**WORK TO COMPLETE**
Repeat the listing exactly as given, omitting every image.

**COLLECTED MATERIAL**
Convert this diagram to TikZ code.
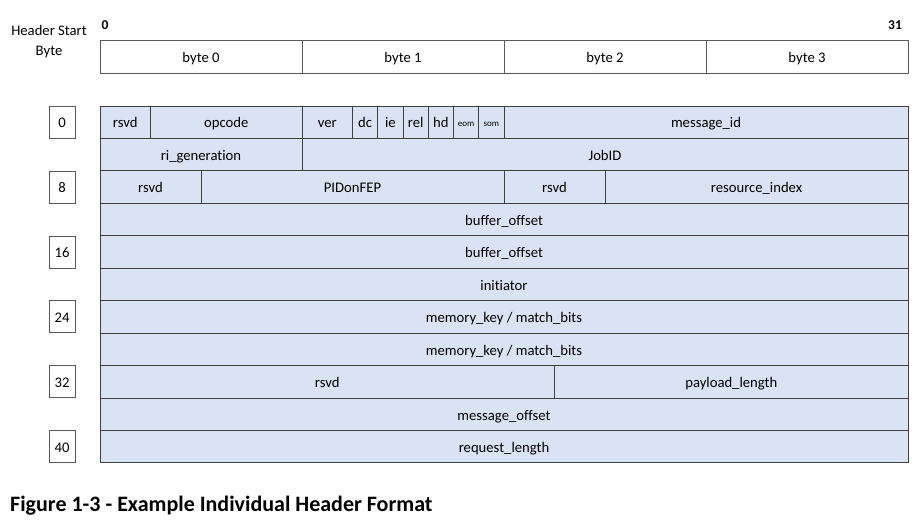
\documentclass[tikz,border=0pt]{standalone}
\usepackage{fontspec}
\setmainfont{Carlito}[Ligatures=NoCommon]
\definecolor{cellfill}{HTML}{DAE3F3}
\definecolor{cellline}{HTML}{404040}
\definecolor{boxline}{HTML}{595959}
\tikzset{
  cell/.style={draw=cellline, fill=cellfill, line width=1pt, inner sep=0pt,
    text height=14.5pt, text depth=3pt, font=\fontsize{14.67}{16}\selectfont},
  bytecell/.style={draw=boxline, fill=white, line width=1pt, inner sep=0pt,
    text height=14.5pt, text depth=3pt,
    minimum height=32pt, minimum width=202pt, font=\fontsize{14.67}{16}\selectfont},
  numbox/.style={draw=boxline, fill=white, line width=1pt, inner sep=0pt,
    text height=14.5pt, text depth=3pt,
    minimum width=26pt, minimum height=32pt, font=\fontsize{14.67}{16}\selectfont},
  tiny/.style={font=\fontsize{9}{10}\selectfont, text height=10pt, text depth=2pt},
  label/.style={inner sep=0pt, font=\fontsize{14.67}{20}\selectfont},
  bitlabel/.style={inner sep=0pt, font=\bfseries\fontsize{13.5}{16}\selectfont},
  caption/.style={inner sep=0pt, anchor=west, font=\bfseries\fontsize{22}{24}\selectfont}
}
\newcommand\hfield[6]{%
  \pgfmathsetmacro\hx{100+25.25*(#3+#4)/2}%
  \pgfmathsetmacro\hy{106+32.45*(#2+0.5)}%
  \pgfmathsetmacro\hw{25.25*(#4-#3)}%
  \node[cell, minimum width=\hw pt, minimum height=32.45pt, #6] (#1) at (\hx pt,-\hy pt) {#5};}
\newcommand\hnum[3]{%
  \pgfmathsetmacro\hy{106+32.45*(#2+0.5)}%
  \node[numbox] (#1) at (62pt,-\hy pt) {#3};}
\begin{document}
\begin{tikzpicture}
\useasboundingbox (0pt,0pt) rectangle (917pt,-519pt);
% header
\node[label, align=center] (hsb) at (49pt,-42pt) {Header Start\\Byte};
\node[bitlabel] (b0) at (105pt,-25pt) {0};
\node[bitlabel] (b31) at (895pt,-25pt) {31};
\node[bytecell] (by0) at (201pt,-57pt) {byte 0};
\node[bytecell] (by1) at (403pt,-57pt) {byte 1};
\node[bytecell] (by2) at (605pt,-57pt) {byte 2};
\node[bytecell] (by3) at (807pt,-57pt) {byte 3};
% row 0
\hfield{r0a}{0}{0}{2}{rsvd}{}
\hfield{r0b}{0}{2}{8}{opcode}{}
\hfield{r0c}{0}{8}{10}{ver}{}
\hfield{r0d}{0}{10}{11}{dc}{}
\hfield{r0e}{0}{11}{12}{ie}{}
\hfield{r0f}{0}{12}{13}{rel}{}
\hfield{r0g}{0}{13}{14}{hd}{}
\hfield{r0h}{0}{14}{15}{eom}{tiny}
\hfield{r0i}{0}{15}{16}{som}{tiny}
\hfield{r0j}{0}{16}{32}{message\_id}{}
% row 1
\hfield{r1a}{1}{0}{8}{ri\_generation}{}
\hfield{r1b}{1}{8}{32}{JobID}{}
% row 2
\hfield{r2a}{2}{0}{4}{rsvd}{}
\hfield{r2b}{2}{4}{16}{PIDonFEP}{}
\hfield{r2c}{2}{16}{20}{rsvd}{}
\hfield{r2d}{2}{20}{32}{resource\_index}{}
% rows 3-7
\hfield{r3}{3}{0}{32}{buffer\_offset}{}
\hfield{r4}{4}{0}{32}{buffer\_offset}{}
\hfield{r5}{5}{0}{32}{initiator}{}
\hfield{r6}{6}{0}{32}{memory\_key / match\_bits}{}
\hfield{r7}{7}{0}{32}{memory\_key / match\_bits}{}
% row 8
\hfield{r8a}{8}{0}{18}{rsvd}{}
\hfield{r8b}{8}{18}{32}{payload\_length}{}
% rows 9-10
\hfield{r9}{9}{0}{32}{message\_offset}{}
\hfield{r10}{10}{0}{32}{request\_length}{}
% left numbers
\hnum{n0}{0}{0}
\hnum{n8}{2}{8}
\hnum{n16}{4}{16}
\hnum{n24}{6}{24}
\hnum{n32}{8}{32}
\hnum{n40}{10}{40}
% caption
\node[caption] (cap) at (10pt,-506pt) {Figure 1-3 - Example Individual Header Format};
\end{tikzpicture}
\end{document}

**RESULT OF THIS TASK**
Convert this diagram to TikZ code.
\documentclass[tikz,border=0pt]{standalone}
\usepackage{fontspec}
\setmainfont{Carlito}[Ligatures=NoCommon]
\definecolor{cellfill}{HTML}{DAE3F3}
\definecolor{cellline}{HTML}{404040}
\definecolor{boxline}{HTML}{595959}
\tikzset{
  cell/.style={draw=cellline, fill=cellfill, line width=1pt, inner sep=0pt,
    text height=14.5pt, text depth=3pt, font=\fontsize{14.67}{16}\selectfont},
  bytecell/.style={draw=boxline, fill=white, line width=1pt, inner sep=0pt,
    text height=14.5pt, text depth=3pt,
    minimum height=32pt, minimum width=202pt, font=\fontsize{14.67}{16}\selectfont},
  numbox/.style={draw=boxline, fill=white, line width=1pt, inner sep=0pt,
    text height=14.5pt, text depth=3pt,
    minimum width=26pt, minimum height=32pt, font=\fontsize{14.67}{16}\selectfont},
  tiny/.style={font=\fontsize{9}{10}\selectfont, text height=10pt, text depth=2pt},
  label/.style={inner sep=0pt, font=\fontsize{14.67}{20}\selectfont},
  bitlabel/.style={inner sep=0pt, font=\bfseries\fontsize{13.5}{16}\selectfont},
  caption/.style={inner sep=0pt, anchor=west, font=\bfseries\fontsize{22}{24}\selectfont}
}
\newcommand\hfield[6]{%
  \pgfmathsetmacro\hx{100+25.25*(#3+#4)/2}%
  \pgfmathsetmacro\hy{106+32.45*(#2+0.5)}%
  \pgfmathsetmacro\hw{25.25*(#4-#3)}%
  \node[cell, minimum width=\hw pt, minimum height=32.45pt, #6] (#1) at (\hx pt,-\hy pt) {#5};}
\newcommand\hnum[3]{%
  \pgfmathsetmacro\hy{106+32.45*(#2+0.5)}%
  \node[numbox] (#1) at (62pt,-\hy pt) {#3};}
\begin{document}
\begin{tikzpicture}
\useasboundingbox (0pt,0pt) rectangle (917pt,-519pt);
% header
\node[label, align=center] (hsb) at (49pt,-42pt) {Header Start\\Byte};
\node[bitlabel] (b0) at (105pt,-25pt) {0};
\node[bitlabel] (b31) at (895pt,-25pt) {31};
\node[bytecell] (by0) at (201pt,-57pt) {byte 0};
\node[bytecell] (by1) at (403pt,-57pt) {byte 1};
\node[bytecell] (by2) at (605pt,-57pt) {byte 2};
\node[bytecell] (by3) at (807pt,-57pt) {byte 3};
% row 0
\hfield{r0a}{0}{0}{2}{rsvd}{}
\hfield{r0b}{0}{2}{8}{opcode}{}
\hfield{r0c}{0}{8}{10}{ver}{}
\hfield{r0d}{0}{10}{11}{dc}{}
\hfield{r0e}{0}{11}{12}{ie}{}
\hfield{r0f}{0}{12}{13}{rel}{}
\hfield{r0g}{0}{13}{14}{hd}{}
\hfield{r0h}{0}{14}{15}{eom}{tiny}
\hfield{r0i}{0}{15}{16}{som}{tiny}
\hfield{r0j}{0}{16}{32}{message\_id}{}
% row 1
\hfield{r1a}{1}{0}{8}{ri\_generation}{}
\hfield{r1b}{1}{8}{32}{JobID}{}
% row 2
\hfield{r2a}{2}{0}{4}{rsvd}{}
\hfield{r2b}{2}{4}{16}{PIDonFEP}{}
\hfield{r2c}{2}{16}{20}{rsvd}{}
\hfield{r2d}{2}{20}{32}{resource\_index}{}
% rows 3-7
\hfield{r3}{3}{0}{32}{buffer\_offset}{}
\hfield{r4}{4}{0}{32}{buffer\_offset}{}
\hfield{r5}{5}{0}{32}{initiator}{}
\hfield{r6}{6}{0}{32}{memory\_key / match\_bits}{}
\hfield{r7}{7}{0}{32}{memory\_key / match\_bits}{}
% row 8
\hfield{r8a}{8}{0}{18}{rsvd}{}
\hfield{r8b}{8}{18}{32}{payload\_length}{}
% rows 9-10
\hfield{r9}{9}{0}{32}{message\_offset}{}
\hfield{r10}{10}{0}{32}{request\_length}{}
% left numbers
\hnum{n0}{0}{0}
\hnum{n8}{2}{8}
\hnum{n16}{4}{16}
\hnum{n24}{6}{24}
\hnum{n32}{8}{32}
\hnum{n40}{10}{40}
% caption
\node[caption] (cap) at (10pt,-506pt) {Figure 1-3 - Example Individual Header Format};
\end{tikzpicture}
\end{document}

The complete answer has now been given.